__RECORDS FOR PROCESSING__
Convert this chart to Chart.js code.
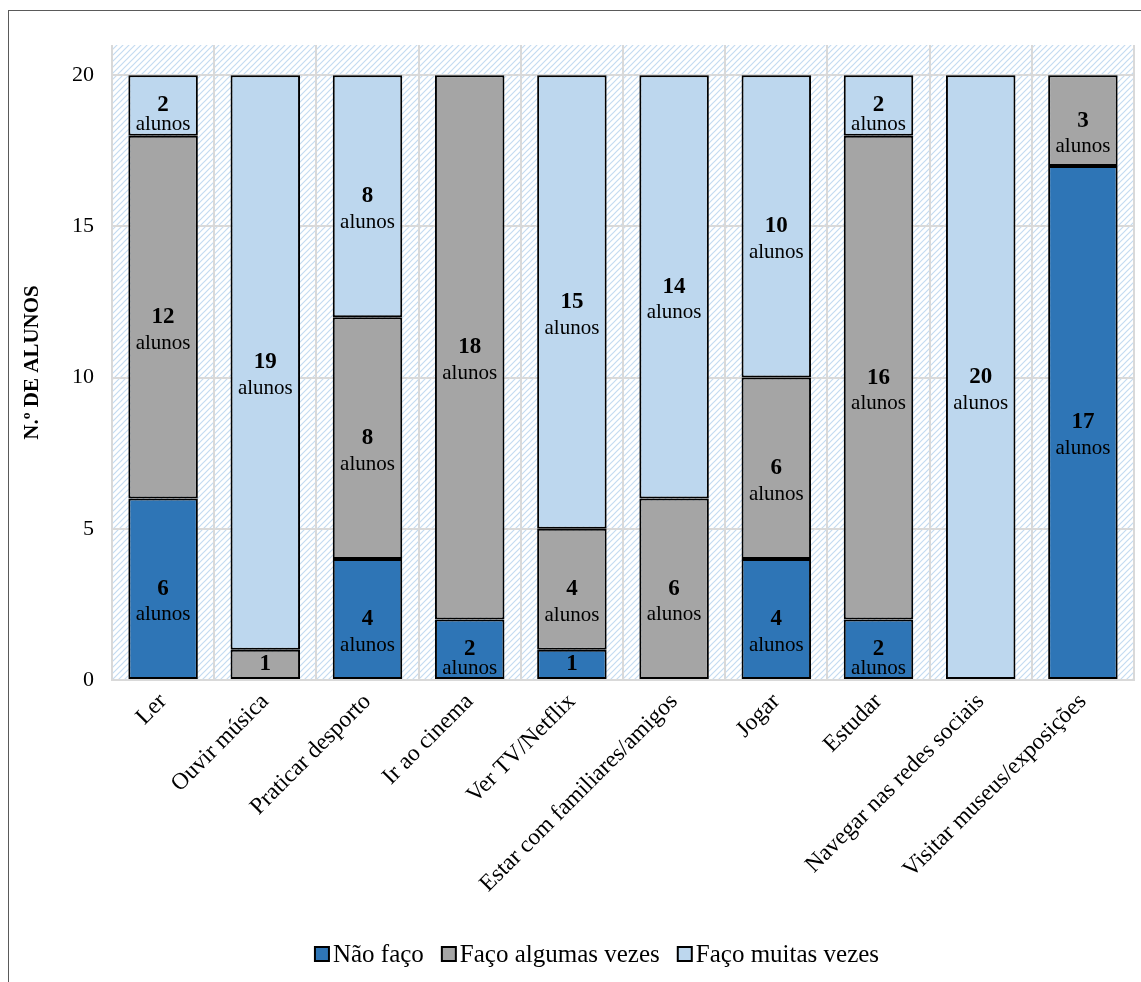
<!DOCTYPE html>
<html>
<head>
<meta charset="utf-8">
<script src="https://cdn.jsdelivr.net/npm/chart.js@4"></script>
<style>
  html, body { margin: 0; padding: 0; background: #fff; overflow: hidden; }
  #wrap { position: absolute; left: 0; top: 0; width: 1141px; height: 982px; }
  #frame { position: absolute; left: 8px; top: 10px; width: 1200px; height: 1100px;
           border: 1.5px solid #5a5a5a; pointer-events: none; }
</style>
</head>
<body>
<div id="wrap"><canvas id="chart" width="1141" height="982"></canvas></div>
<div id="frame"></div>
<script>
// categories and series (number of students)
const categories = ['Ler', 'Ouvir música', 'Praticar desporto', 'Ir ao cinema', 'Ver TV/Netflix',
    'Estar com familiares/amigos', 'Jogar', 'Estudar', 'Navegar nas redes sociais', 'Visitar museus/exposições'];
const naoFaco = [6, 0, 4, 2, 1, 0, 4, 2, 0, 17];
const algumasVezes = [12, 1, 8, 18, 4, 6, 6, 16, 0, 3];
const muitasVezes = [2, 19, 8, 0, 15, 14, 10, 2, 20, 0];
const yTicks = [0, 5, 10, 15, 20];

const SERIF = '"Liberation Serif", "Times New Roman", serif';

// diagonal hatch used behind the plot
function makeHatch() {
    const c = document.createElement('canvas');
    c.width = 6; c.height = 6;
    const g = c.getContext('2d');
    g.strokeStyle = '#c4dbf1';
    g.lineWidth = 1.2;
    g.beginPath();
    g.moveTo(-1, 7); g.lineTo(7, -1);
    g.moveTo(-1, 1); g.lineTo(1, -1);
    g.moveTo(5, 7); g.lineTo(7, 5);
    g.stroke();
    return g.createPattern(c, 'repeat');
}

const hatchBackground = {
    id: 'hatchBackground',
    beforeDraw(chart) {
        const { ctx, chartArea: a } = chart;
        ctx.save();
        ctx.fillStyle = makeHatch();
        ctx.fillRect(a.left, a.top, a.right - a.left, a.bottom - a.top);
        ctx.restore();
    }
};

// "N alunos" labels inside each segment
const segmentLabels = {
    id: 'segmentLabels',
    afterDatasetsDraw(chart) {
        const ctx = chart.ctx;
        ctx.save();
        ctx.textAlign = 'center';
        ctx.textBaseline = 'middle';
        ctx.fillStyle = '#000';
        chart.data.datasets.forEach((ds, i) => {
            chart.getDatasetMeta(i).data.forEach((bar, j) => {
                const v = ds.data[j];
                if (!v) return;
                const yc = (bar.y + bar.base) / 2;
                ctx.font = 'bold 23px ' + SERIF;
                ctx.fillText(String(v), bar.x, yc);
                if (v > 1) {
                    ctx.font = '21px ' + SERIF;
                    ctx.fillText('alunos', bar.x, yc + (v <= 2 ? 19 : 26));
                }
            });
        });
        ctx.restore();
    }
};

// legend drawn by hand: small box right against the text
const compactLegend = {
    id: 'compactLegend',
    afterDraw(chart) {
        const ctx = chart.ctx;
        const box = 14, gap = 4, itemGap = 18, cx = 597, cy = 954;
        ctx.save();
        ctx.font = '25px ' + SERIF;
        const items = chart.data.datasets.map(ds => ({
            text: ds.label, color: ds.backgroundColor, w: ctx.measureText(ds.label).width
        }));
        const total = items.reduce((s, it) => s + box + gap + it.w, 0) + itemGap * (items.length - 1);
        let x = cx - total / 2;
        ctx.textBaseline = 'middle';
        ctx.textAlign = 'left';
        items.forEach(it => {
            ctx.fillStyle = it.color;
            ctx.fillRect(x, cy - box / 2, box, box);
            ctx.lineWidth = 2;
            ctx.strokeStyle = '#000';
            ctx.strokeRect(x, cy - box / 2, box, box);
            ctx.fillStyle = '#000';
            ctx.fillText(it.text, x + box + gap, cy + 1);
            x += box + gap + it.w + itemGap;
        });
        ctx.restore();
    }
};

const barStyle = { borderColor: '#000', borderWidth: 2, borderSkipped: false,
                   barPercentage: 0.68, categoryPercentage: 1.0 };

new Chart(document.getElementById('chart'), {
    type: 'bar',
    data: {
        labels: categories,
        datasets: [
            { label: 'Não faço', data: naoFaco, backgroundColor: '#2e75b6', ...barStyle },
            { label: 'Faço algumas vezes', data: algumasVezes, backgroundColor: '#a5a5a5', ...barStyle },
            { label: 'Faço muitas vezes', data: muitasVezes, backgroundColor: '#bdd7ee', ...barStyle }
        ]
    },
    options: {
        responsive: false,
        animation: false,
        layout: { padding: { left: 10, right: 7, top: 45, bottom: 52 } },
        plugins: {
            tooltip: { enabled: false },
            legend: { display: false }
        },
        scales: {
            x: {
                stacked: true,
                grid: { color: '#d9d9d9', lineWidth: 2, drawTicks: false },
                border: { display: true, color: '#d9d9d9', width: 2 },
                ticks: {
                    font: { family: SERIF, size: 23.5 },
                    color: '#000',
                    minRotation: 45,
                    maxRotation: 45,
                    padding: 8,
                    autoSkip: false
                },
                afterFit(scale) { scale.height = 250; }
            },
            y: {
                stacked: true,
                min: 0,
                max: 21,
                grid: { color: '#d9d9d9', lineWidth: 2, drawTicks: false },
                border: { display: false },
                afterBuildTicks(scale) { scale.ticks = yTicks.map(v => ({ value: v })); },
                ticks: {
                    font: { family: SERIF, size: 22 },
                    color: '#000',
                    padding: 18
                },
                title: {
                    display: true,
                    text: 'N.º DE ALUNOS',
                    font: { family: SERIF, size: 21, weight: 'bold' },
                    color: '#000',
                    padding: { top: 10, bottom: 0 }
                },
                afterFit(scale) { scale.width = 102; }
            }
        }
    },
    plugins: [hatchBackground, segmentLabels, compactLegend]
});
</script>
</body>
</html>
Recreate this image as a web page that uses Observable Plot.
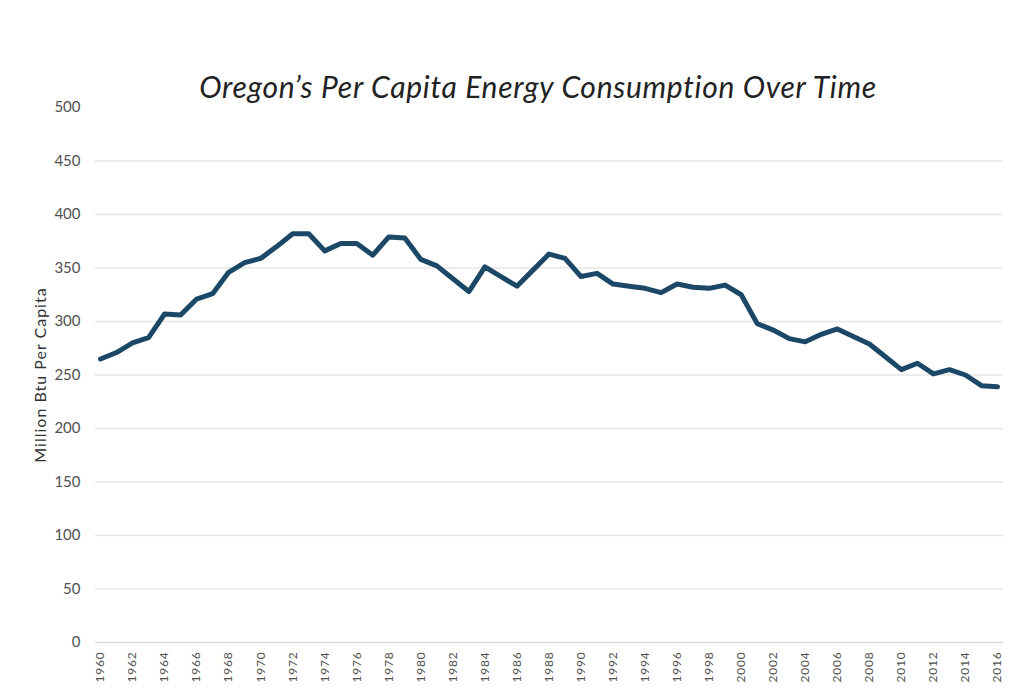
<!DOCTYPE html>
<html>
<head>
<meta charset="utf-8">
<script src="https://cdn.jsdelivr.net/npm/d3@7"></script>
<script src="https://cdn.jsdelivr.net/npm/@observablehq/plot@0.6"></script>
<style>
  html, body { margin: 0; padding: 0; background: #fff; }
  #wrap { position: relative; width: 1024px; height: 698px; }
  #title {
    position: absolute; left: 0; top: 68px; width: 1076px; text-align: center;
    font-family: Lato, "Open Sans", sans-serif; font-style: italic; font-size: 30px;
    line-height: 1.2; color: #222; letter-spacing: 0.7px;
  }
  svg { display: block; }
  .xt text { letter-spacing: 0.8px; }
  .yl text { letter-spacing: 1px; }
</style>
</head>
<body>
<div id="wrap">
  <div id="chart"></div>
  <div id="title">Oregon’s Per Capita Energy Consumption Over Time</div>
</div>
<script>
const years = [1960,1961,1962,1963,1964,1965,1966,1967,1968,1969,
  1970,1971,1972,1973,1974,1975,1976,1977,1978,1979,
  1980,1981,1982,1983,1984,1985,1986,1987,1988,1989,
  1990,1991,1992,1993,1994,1995,1996,1997,1998,1999,
  2000,2001,2002,2003,2004,2005,2006,2007,2008,2009,
  2010,2011,2012,2013,2014,2015,2016];
const btuPerCapita = [265,271,280,285,307,306,321,326,346,355,
  359,370,382,382,366,373,373,362,379,378,
  358,352,340,328,351,342,333,348,363,359,
  342,345,335,333,331,327,335,332,331,334,
  325,298,292,284,281,288,293,286,279,267,
  255,261,251,255,250,240,239];
const xTicks = [1960,1962,1964,1966,1968,1970,1972,1974,1976,1978,1980,1982,1984,1986,1988,
  1990,1992,1994,1996,1998,2000,2002,2004,2006,2008,2010,2012,2014,2016];
const yTicks = [0,50,100,150,200,250,300,350,400,450,500];
const gridValues = [50,100,150,200,250,300,350,400,450];
const yLabel = "Million Btu Per Capita";

const data = years.map((y, i) => ({year: y, value: btuPerCapita[i]}));

const chart = Plot.plot({
  width: 1024,
  height: 698,
  marginTop: 107,
  marginBottom: 56,
  marginLeft: 95,
  marginRight: 21,
  style: {fontFamily: "Lato, 'Open Sans', sans-serif", fontSize: "12px", color: "#555", background: "#fff"},
  x: {domain: [1960, 2016], insetLeft: 5, insetRight: 6},
  y: {domain: [0, 500]},
  marks: [
    Plot.ruleY(gridValues, {stroke: "#e6e6e6", strokeWidth: 1.5}),
    Plot.ruleY([0], {stroke: "#dcdcdc", strokeWidth: 1.5}),
    Plot.axisY({ticks: yTicks, tickSize: 0, tickPadding: 15, label: null, fill: "#505050", fontSize: 15}),
    Plot.axisX({ticks: xTicks, tickFormat: d => String(d), tickRotate: -90, tickSize: 0, tickPadding: 9, label: null, fill: "#505050", fontSize: 12, className: "xt"}),
    Plot.text([yLabel], {frameAnchor: "left", textAnchor: "middle", text: d => d, rotate: -90, dx: -55, fontSize: 16, fill: "#333", className: "yl"}),
    Plot.line(data, {x: "year", y: "value", stroke: "#1c4868", strokeWidth: 5, strokeLinejoin: "round", strokeLinecap: "round"})
  ]
});
document.getElementById("chart").appendChild(chart);
</script>
</body>
</html>
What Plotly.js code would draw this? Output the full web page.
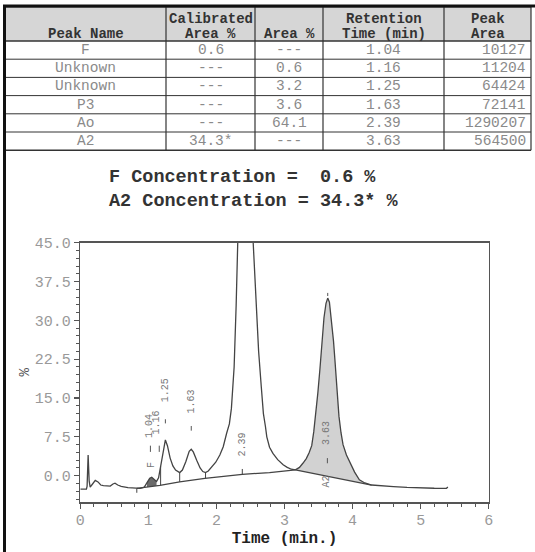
<!DOCTYPE html>
<html>
<head>
<meta charset="utf-8">
<script src="https://cdn.plot.ly/plotly-3.0.1.min.js"></script>
<style>html,body{margin:0;padding:0;background:#fff;}#chart{width:535px;height:552px;}</style>
</head>
<body>
<div id="chart"></div>
<script>
// ---- table data ----
const headerTop = ['','Calibrated','','Retention','Peak'];
const headerBottom = ['Peak Name','Area %','Area %','Time (min)','Area'];
const peakNames = ['F','Unknown','Unknown','P3','Ao','A2'];
const calibArea = ['0.6','---','---','---','---','34.3*'];
const areaPct = ['---','0.6','3.2','3.6','64.1','---'];
const retTimes = ['1.04','1.16','1.25','1.63','2.39','3.63'];
const peakAreas = ['10127','11204','64424','72141','1290207','564500'];

// ---- chromatogram data ----
const timeMin = [0,0.05,0.09,0.10,0.115,0.13,0.145,0.18,0.22,0.26,
  0.30,0.34,0.40,0.44,0.48,0.51,0.55,0.60,0.70,0.80,
  0.88,0.94,0.98,1.02,1.05,1.08,1.12,1.15,1.18,1.21,
  1.25,1.28,1.32,1.36,1.40,1.46,1.50,1.55,1.60,1.63,
  1.66,1.71,1.76,1.80,1.84,1.88,1.93,1.99,2.05,2.10,
  2.15,2.19,2.22,2.26,2.29,2.31,2.33,2.36,2.39,2.42,
  2.46,2.50,2.54,2.58,2.62,2.66,2.69,2.72,2.74,2.78,
  2.83,2.90,2.98,3.04,3.10,3.16,3.22,3.27,3.32,3.36,
  3.40,3.43,3.46,3.49,3.52,3.55,3.58,3.61,3.635,3.66,
  3.69,3.72,3.74,3.76,3.78,3.80,3.83,3.86,3.91,3.96,
  4.03,4.10,4.18,4.28,4.40,4.60,4.80,5.00,5.20,5.38,
  5.40];
const signalPct = [-2.6,-2.6,-2.6,-2.0,4.0,-1.0,-2.2,-1.6,-0.9,-1.2,
  -1.8,-1.9,-1.95,-2.0,-1.6,-1.45,-1.8,-2.05,-2.3,-2.4,
  -2.45,-2.2,-1.3,-0.5,-0.3,-0.6,-1.1,-0.4,1.8,3.8,
  6.9,5.8,3.4,1.9,1.1,0.6,1.1,2.7,4.7,5.1,
  4.6,3.0,1.5,0.8,0.6,0.9,1.6,2.6,4.0,5.6,
  8.2,10,13,21,33,45,60,78,85,80,
  66,52,45,33,24,17,12,9.5,7.5,5.5,
  4.3,3.1,2.1,1.6,1.25,1.12,1.6,2.4,3.3,4.4,
  5.8,8.5,12,16,20.5,26,30.5,33.3,34.3,33.5,
  30,26,22.5,18.5,14.8,11.5,8.3,6,4,2.5,
  0.7,-0.8,-1.4,-1.8,-1.95,-2.1,-2.25,-2.37,-2.42,-2.44,
  -2.2];

// integration baselines
const baseT = [0.83,1.17,1.46,1.83,2.38,2.78,3.16];
const baseY = [-2.45,-1.86,-1.2,-0.5,0.27,0.6,1.12];
const a2BaseT = [3.16,4.28];
const a2BaseY = [1.12,-1.8];

// drop lines and retention ticks
const dropT = [1.18,1.46,1.84];
const tickT = [0.83,2.38];
const tickLo = [-3.3,0.27];
const tickHi = [-2.45,1.3];

// peak marks (short dashes)
const dashT = [1.03,1.16,1.25,1.63,3.63,3.635];
const dashLo = [4.6,4.6,10.1,8.7,2.4,34.7];
const dashHi = [5.8,5.8,10.9,9.6,3.4,35.3];

// peak labels
const labelText = ['1.04','1.16','1.25','1.63','2.39','3.63','F','A2'];
const labelT = [1.025,1.12,1.25,1.63,2.38,3.62,1.05,3.62];
const labelY = [9.6,10.2,16.6,14.4,6.1,8.2,2.0,-1.2];

const concText = '<b>F Concentration =\u00a0\u00a00.6 %</b><br><b>A2 Concentration = 34.3* %</b>';

// ---- helpers ----
const W = 535, H = 552;
const px = v => v / W;
const py = v => 1 - v / H;
function interp(xs, ys, x){
  for(let i=0;i<xs.length-1;i++){
    if(x>=xs[i] && x<=xs[i+1]){
      const f=(x-xs[i])/(xs[i+1]-xs[i]);
      return ys[i]+f*(ys[i+1]-ys[i]);
    }
  }
  return ys[ys.length-1];
}
function regionPoly(t0,t1,bT,bY){
  const x=[],y=[];
  for(let i=0;i<timeMin.length;i++){
    if(timeMin[i]>=t0 && timeMin[i]<=t1){x.push(timeMin[i]);y.push(signalPct[i]);}
  }
  x.push(t1);y.push(interp(bT,bY,t1));
  x.push(t0);y.push(interp(bT,bY,t0));
  x.push(x[0]);y.push(y[0]);
  return {x:x,y:y};
}
function segs(ts, lo, hi){
  const x=[],y=[];
  ts.forEach((t,i)=>{x.push(t,t,null);y.push(lo[i],hi[i],null);});
  return {x:x,y:y};
}

const a2Poly = regionPoly(3.16,4.28,a2BaseT,a2BaseY);
const fPoly = regionPoly(0.98,1.12,baseT,baseY);
const dropLo = dropT.map(t=>interp(baseT,baseY,t));
const dropHi = dropT.map(t=>interp(timeMin,signalPct,t));
const drops = segs(dropT,dropLo,dropHi);
const ticksSeg = segs(tickT,tickLo,tickHi);
const dashes = segs(dashT,dashLo,dashHi);

const lineCol = '#444';
const traces = [
  {type:'scatter', mode:'lines', x:a2Poly.x, y:a2Poly.y, fill:'toself', fillcolor:'#d2d2d2',
   line:{width:0}, hoverinfo:'skip'},
  {type:'scatter', mode:'lines', x:fPoly.x, y:fPoly.y, fill:'toself', fillcolor:'#6a6a6a',
   line:{width:0}, hoverinfo:'skip'},
  {type:'scatter', mode:'lines', x:baseT, y:baseY, line:{color:lineCol,width:1.3}},
  {type:'scatter', mode:'lines', x:a2BaseT, y:a2BaseY, line:{color:lineCol,width:1.3}},
  {type:'scatter', mode:'lines', x:drops.x, y:drops.y, line:{color:lineCol,width:1}, connectgaps:false},
  {type:'scatter', mode:'lines', x:ticksSeg.x, y:ticksSeg.y, line:{color:lineCol,width:1}, connectgaps:false},
  {type:'scatter', mode:'lines', x:dashes.x, y:dashes.y, line:{color:'#555',width:1}, connectgaps:false},
  {type:'scatter', mode:'lines', x:timeMin, y:signalPct, line:{color:lineCol,width:1.3}}
];

// ---- table (shapes + text) ----
const colEdges = [5,166,255,323,444,531];
const rowEdges = [7,41,59.2,77.4,95.6,113.8,132,150.2];
const mono = 'Liberation Mono, Courier New, monospace';
const shapes = [];
shapes.push({type:'rect', xref:'paper', yref:'paper', x0:px(colEdges[0]), x1:px(colEdges[5]),
  y0:py(rowEdges[0]), y1:py(rowEdges[1]), fillcolor:'#d6d6d6', line:{width:0}, layer:'below'});
rowEdges.forEach((r,i)=>shapes.push({type:'line', xref:'paper', yref:'paper', x0:px(colEdges[0]), x1:px(colEdges[5]),
  y0:py(r), y1:py(r), line:{color:'#333', width:(i===1||i===rowEdges.length-1)?1.5:1}}));
colEdges.forEach(c=>shapes.push({type:'line', xref:'paper', yref:'paper', x0:px(c), x1:px(c),
  y0:py(rowEdges[0]), y1:py(rowEdges[rowEdges.length-1]), line:{color:'#333', width:1.2}}));
shapes.push({type:'line', xref:'paper', yref:'paper', x0:px(3), x1:1, y0:py(6), y1:py(6), line:{color:'#111',width:3}});
shapes.push({type:'line', xref:'paper', yref:'paper', x0:px(4.5), x1:px(4.5), y0:0, y1:py(5), line:{color:'#111',width:3}});

const annotations = [];
const colCenter = i => (colEdges[i]+colEdges[i+1])/2;
headerTop.forEach((t,i)=>{
  if(t) annotations.push({xref:'paper', yref:'paper', x:px(colCenter(i)), y:py(19), text:'<b>'+t+'</b>',
    showarrow:false, xanchor:'center', yanchor:'middle', font:{family:mono, size:14, color:'#333'}});
});
headerBottom.forEach((t,i)=>annotations.push({xref:'paper', yref:'paper', x:px(colCenter(i)), y:py(34), text:'<b>'+t+'</b>',
    showarrow:false, xanchor:'center', yanchor:'middle', font:{family:mono, size:14, color:'#333'}}));
const cols = [peakNames, calibArea, areaPct, retTimes, peakAreas];
cols.forEach((col,ci)=>{
  col.forEach((v,ri)=>{
    const yc = (rowEdges[ri+1]+rowEdges[ri+2])/2;
    const right = ci===4;
    annotations.push({xref:'paper', yref:'paper', x: right ? px(colEdges[5]-3) : px(colCenter(ci)), y:py(yc),
      text:v, showarrow:false, xanchor: right?'right':'center', yanchor:'middle',
      font:{family:mono, size:14.5, color:'#8a8a8a'}});
  });
});

// concentration text
annotations.push({x:px(107), y:py(189), xref:'paper', yref:'paper', text:concText, showarrow:false,
  align:'left', xanchor:'left', yanchor:'middle', font:{family:mono, size:18.5, color:'#333'}});

// peak labels
labelText.forEach((t,i)=>annotations.push({
  x:labelT[i], y:labelY[i], xref:'x', yref:'y', text:t, showarrow:false, textangle:-90,
  font:{family:mono, size:10, color:'#777'}, xanchor:'center', yanchor:'middle'
}));

const axFont = {family:mono, size:15, color:'#999'};
const layout = {
  width:W, height:H, margin:{l:0,r:0,t:0,b:0},
  paper_bgcolor:'#fff', plot_bgcolor:'#fff', showlegend:false,
  xaxis:{domain:[px(80.3),px(488.7)], range:[0,6], tick0:0, dtick:1, ticks:'outside', ticklen:5,
    tickcolor:'#555', tickwidth:1.2, showline:true, linecolor:'#555', linewidth:1.5, mirror:true,
    showgrid:false, zeroline:false, tickfont:axFont, ticklabelstandoff:-2,
    minor:{dtick:0.2, ticks:'outside', ticklen:3, tickcolor:'#555', tickwidth:1, showgrid:false},
    title:{text:'<b>Time (min.)</b>', standoff:3, font:{family:mono, size:16, color:'#222'}}},
  yaxis:{domain:[py(502), py(242.7)], range:[-5.08,45], tick0:0, dtick:7.5, tickformat:'.1f',
    ticks:'outside', ticklen:5, tickcolor:'#555', tickwidth:1.2, showline:true, linecolor:'#555', linewidth:1.5,
    mirror:true, showgrid:false, zeroline:false, tickfont:axFont,
    minor:{dtick:1.5, ticks:'outside', ticklen:3, tickcolor:'#555', tickwidth:1, showgrid:false},
    title:{text:'%', standoff:2, font:{family:mono, size:14, color:'#555'}}},
  annotations:annotations,
  shapes:shapes
};
Plotly.newPlot('chart', traces, layout, {staticPlot:true, displayModeBar:false});
</script>
</body>
</html>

__EXERCISE AIM__
Write down only the number of lines that contain the string "this" in the listing.

__REPLY__
3